Marlon Jackson, 51, an original Jackson Five member who stocks shelves at a Vons supermarket in San Diego, had to temporarily move into an extended-stay hotel.

Randy, 46, does odd jobs, including fixing cars in a Los Angeles garage owned by a family friend. He recently claimed Michael was going to give him $1.7 million – “a pipe dream,” said another brother last week.

Jackie, 56, the oldest and most debonair of the brothers, is struggling to manage his son Siggy’s aspiring rap career after an Internet clothing business startup and attempts to produce music failed.

Jermaine, 54, shuttles back and forth from his girlfriend’s home in Ventura County, Calif., to his parents’ mansion in Encino, where Jackie and Randy still bunk.

Tito, 55, is the only brother still making music, but it’s a meager living. The guitarist fronts a blues and jazz band that plays small venues and nets him $500 and $1,500 per occasional gig – a far cry from the days when the Jacksons could pull in 50,000 people at $30 a ticket.

Family patriarch Joseph Jackson, 79, spends most of his waking hours conjuring up schemes he hopes will replenish a bank account that once had more money than the FDIC cared to insure. Peddling musical girl groups in Las Vegas and a book about his family in Germany, Joseph, despite evidence to the contrary, is not convinced that time and the music industry have passed him by.
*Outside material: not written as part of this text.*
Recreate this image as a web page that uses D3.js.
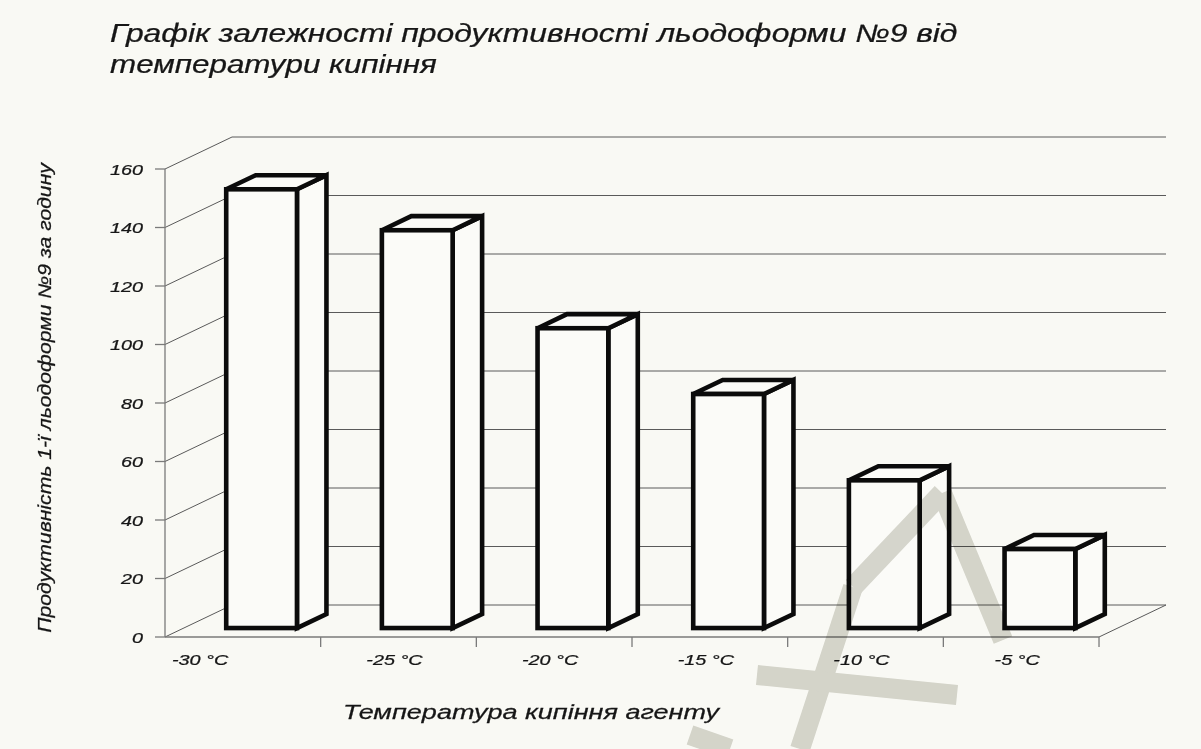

“We can get back out there and set the world on fire,” he told The Post last week. “If the Rolling Stones can still rake in the money, so, too, can my boys.”

(See? Crazy!)

Well, they probably wouldn’t be able to rake in much without Michael, who’s cited in the Post story as treating his brothers like absolute garbage–not paying them for their appearance at his 30th-anniversary concerts in 2001, keeping their albums in label limbo after he signed them to his label MJJ Records. Given that he’s been having his own problems lately maybe he’d give his family another chance to get back into his good graces–and his relatively high drawing power–as a sort of pre-50th-birthday peace offering. Anyone want to see if Jermaine Dupri can come in as family counselor?